Board member Manty Sabatés Morse, who voted to keep Mr. Cuevas, criticized her colleagues for blaming the superintendent for the district’s problems without owning up to their own responsibilities. She added that the board never established clear goals and expectations for Mr. Cuevas.

“We never told him what he did wrong,” Ms. Morse said. “We never gave him an opportunity to fix it.”

Perla Tabares Hantman, the board chairwoman, introduced the agenda item about Mr. Cuevas’ future, asking the board either to terminate his contract or detail objectives for him to meet. The vote was to be held Sept. 12, but was delayed because of the terrorist attacks the day before.

National Search

Mr. Cuevas, who started his career with the 361,000-student district as an elementary teacher in 1969, was given two options. The board said he could accept a demotion and become a deputy superintendent, or accept a buyout of the remaining 2½ years of his contract, worth more than $500,000.

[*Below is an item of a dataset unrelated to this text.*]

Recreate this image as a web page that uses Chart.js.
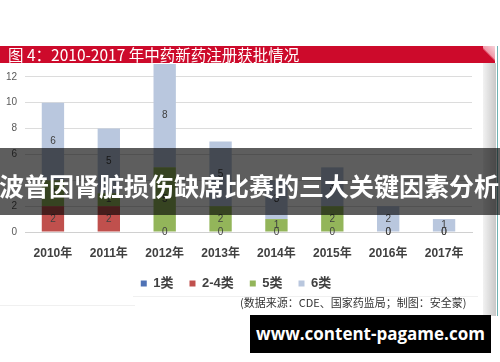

He will stay in his current post until the board selects an interim superintendent, probably at its Oct. 24 meeting. Board members are expected to conduct a national search for a new superintendent.

Mr. Cuevas’ departure means that of the nation’s 10 largest districts, Superintendent Frank Till is the longest-serving education chief. He has led the 250,000-student Broward County, Fla., district since 1999.